A new theory of the dynamical collapse of no-tension structures under sequences of pulses of horizontal acceleration

Abstract

The paper presents the main lines of a new theory of the seismic dynamics of masonry structures in the context of the masonry Heyman model. The seismic action is represented by a sequence of horizontal acceleration pulses of rectangular shape, alternating in sign, of given intensity and wavelength. The central point of the proposed new theory is the definition of the way in which the dynamical collapse takes place, occurring during the motion of the no-tension structure, excited by the seismic shaking. Two new aspects play a fundamental role in this definition. The first is the configuration of zero strength, in which the potential energy of the weights reaches its maximum and where the structure has completely lost its strength. The second is the occurrence of the gradual accumulation of deformation of the structure that takes place under the pulse sequence, in spite of the alternating pulse action.
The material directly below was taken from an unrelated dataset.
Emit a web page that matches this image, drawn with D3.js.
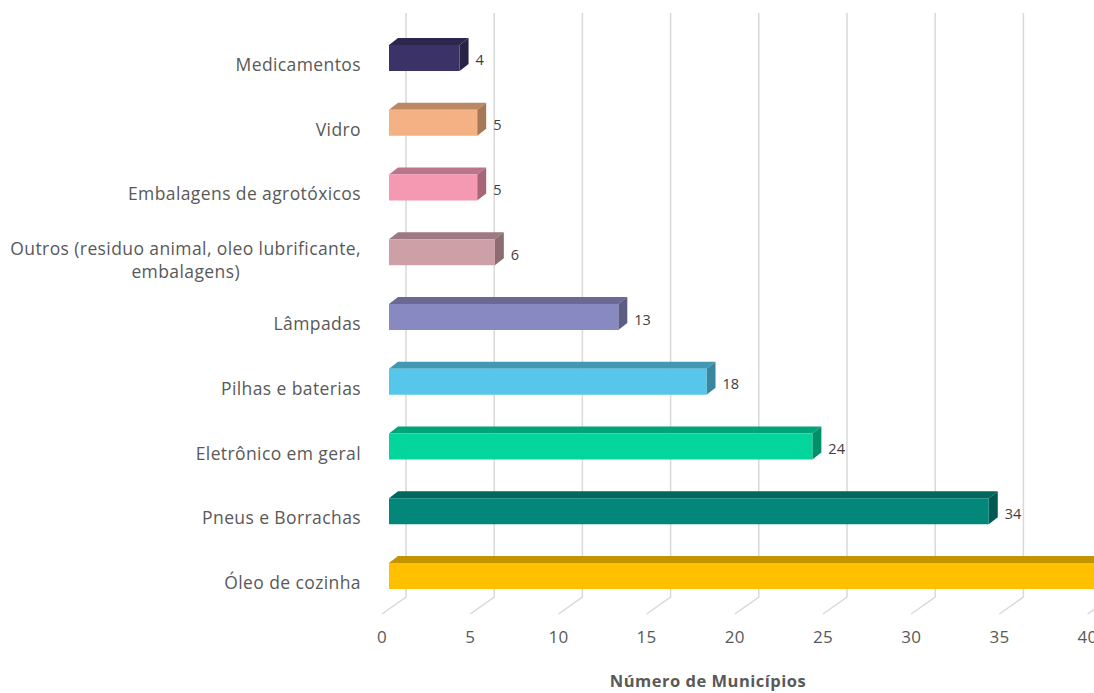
<!DOCTYPE html>
<html>
<head>
<meta charset="utf-8">
<script src="https://cdnjs.cloudflare.com/ajax/libs/d3/7.8.5/d3.min.js"></script>
<style>
    body { margin: 0; background: #fff; }
    svg { display: block; }
</style>
</head>
<body>
<script>
(function(){

    //chart data, top to bottom
    var categories = ["Medicamentos", "Vidro", "Embalagens de agrotóxicos",
        "Outros (residuo animal, oleo lubrificante,|embalagens)", "Lâmpadas",
        "Pilhas e baterias", "Eletrônico em geral", "Pneus e Borrachas", "Óleo de cozinha"];
    var values = [4, 5, 5, 6, 13, 18, 24, 34, 40];
    var tickValues = [0, 5, 10, 15, 20, 25, 30, 35, 40];
    var axisTitle = "Número de Municípios";

    //bar palette (front faces)
    var colors = ["#3b3367", "#f4b183", "#f598b2", "#cda0a8", "#8989c2",
        "#56c6ea", "#03d59d", "#03877a", "#ffc000"];

    var width = 1094,
        height = 693,
        font = "'Open Sans', sans-serif";

    //3d offsets
    var depthX = 9, depthY = -7;       //bar depth
    var wallX = 17, wallTop = 13, floorY = 597, floorDx = -24, floorDy = 17;

    var svg = d3.select("body")
        .append("svg")
        .attr("width", width)
        .attr("height", height);

    //front-face value scale
    var x = d3.scaleLinear()
        .domain([0, 40])
        .range([389, 389 + 40 * 17.64]);

    var y = d3.scaleBand()
        .domain(categories)
        .range([45, 45 + 8 * 64.75 + 26])
        .paddingInner(0.6)
        .paddingOuter(0);

    //gridlines on the back wall plus floor diagonal
    var grid = svg.append("g").attr("class", "grid");
    grid.selectAll("path")
        .data(tickValues)
        .enter()
        .append("path")
        .attr("d", function(d){
            var bx = x(d) + wallX;
            return "M" + bx + "," + wallTop + "V" + floorY +
                "L" + (bx + floorDx) + "," + (floorY + floorDy);
        })
        .attr("fill", "none")
        .attr("stroke", "#d9d9d9")
        .attr("stroke-width", 1.5);

    //tick labels
    svg.append("g")
        .selectAll("text")
        .data(tickValues)
        .enter()
        .append("text")
        .attr("x", function(d){ return x(d) + wallX + floorDx; })
        .attr("y", 643)
        .attr("text-anchor", "middle")
        .style("font-family", font)
        .style("font-size", "17px")
        .style("letter-spacing", "0.3px")
        .style("fill", "#595959")
        .text(function(d){ return d; });

    //bars
    var bars = svg.append("g")
        .selectAll("g")
        .data(categories)
        .enter()
        .append("g")
        .attr("class", "bar");

    function face(d, i, kind){
        var x0 = x(0), x1 = x(values[i]),
            y0 = y(d), y1 = y(d) + y.bandwidth();
        if (kind == "top"){
            return "M" + x0 + "," + y0 + "L" + (x0 + depthX) + "," + (y0 + depthY) +
                "L" + (x1 + depthX) + "," + (y0 + depthY) + "L" + x1 + "," + y0 + "Z";
        } else if (kind == "side"){
            return "M" + x1 + "," + y0 + "L" + (x1 + depthX) + "," + (y0 + depthY) +
                "L" + (x1 + depthX) + "," + (y1 + depthY) + "L" + x1 + "," + y1 + "Z";
        }
        return "M" + x0 + "," + y0 + "H" + x1 + "V" + y1 + "H" + x0 + "Z";
    }

    bars.append("path")
        .attr("d", function(d, i){ return face(d, i, "top"); })
        .attr("fill", function(d, i){ return d3.color(colors[i]).darker(0.75); });

    bars.append("path")
        .attr("d", function(d, i){ return face(d, i, "side"); })
        .attr("fill", function(d, i){ return d3.color(colors[i]).darker(1.1); });

    bars.append("path")
        .attr("d", function(d, i){ return face(d, i, "front"); })
        .attr("fill", function(d, i){ return colors[i]; });

    //value labels
    bars.append("text")
        .attr("x", function(d, i){ return x(values[i]) + 16; })
        .attr("y", function(d){ return y(d) + y.bandwidth() / 2 + 2; })
        .attr("dominant-baseline", "central")
        .style("font-family", font)
        .style("font-size", "14.5px")
        .style("fill", "#404040")
        .text(function(d, i){ return values[i]; });

    //category labels
    var labels = svg.append("g")
        .selectAll("text")
        .data(categories)
        .enter()
        .append("text")
        .attr("text-anchor", "end")
        .attr("dominant-baseline", "central")
        .attr("x", 361)
        .attr("y", function(d){
            var lines = d.split("|");
            return y(d) + y.bandwidth() / 2 + (lines.length > 1 ? -4 : 6);
        })
        .style("font-family", font)
        .style("font-size", "17.5px")
        .style("letter-spacing", "0.4px")
        .style("fill", "#595959");

    labels.selectAll("tspan")
        .data(function(d){ return d.split("|"); })
        .enter()
        .append("tspan")
        .attr("x", 361)
        .attr("dy", function(d, i){ return i == 0 ? 0 : 23; })
        .text(function(d){ return d; });

    //centre continuation lines under the first line
    labels.each(function(){
        var spans = d3.select(this).selectAll("tspan").nodes();
        if (spans.length > 1){
            var w = spans[0].getComputedTextLength();
            d3.selectAll(spans.slice(1))
                .attr("x", 361 - w / 2)
                .attr("text-anchor", "middle");
        }
    });

    //axis title
    svg.append("text")
        .attr("x", 708)
        .attr("y", 687)
        .attr("text-anchor", "middle")
        .style("font-family", font)
        .style("font-size", "16.5px")
        .style("letter-spacing", "0.5px")
        .style("font-weight", "bold")
        .style("fill", "#595959")
        .text(axisTitle);

})();
</script>
</body>
</html>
Collapse thus takes place under the simultaneous achievement of the configuration of zero strength and the arrival of the acceleration pulse that pushes the structure to go beyond this configuration. By increasing the pulse number of the sequence, collapse takes place under smaller values of horizontal acceleration intensity. Finally, an asymptotic sequence of pulses allows an equation to be formulated for the behaviour factor (the ratio of collapse horizontal acceleration intensity to the static acceleration) for safe seismic design.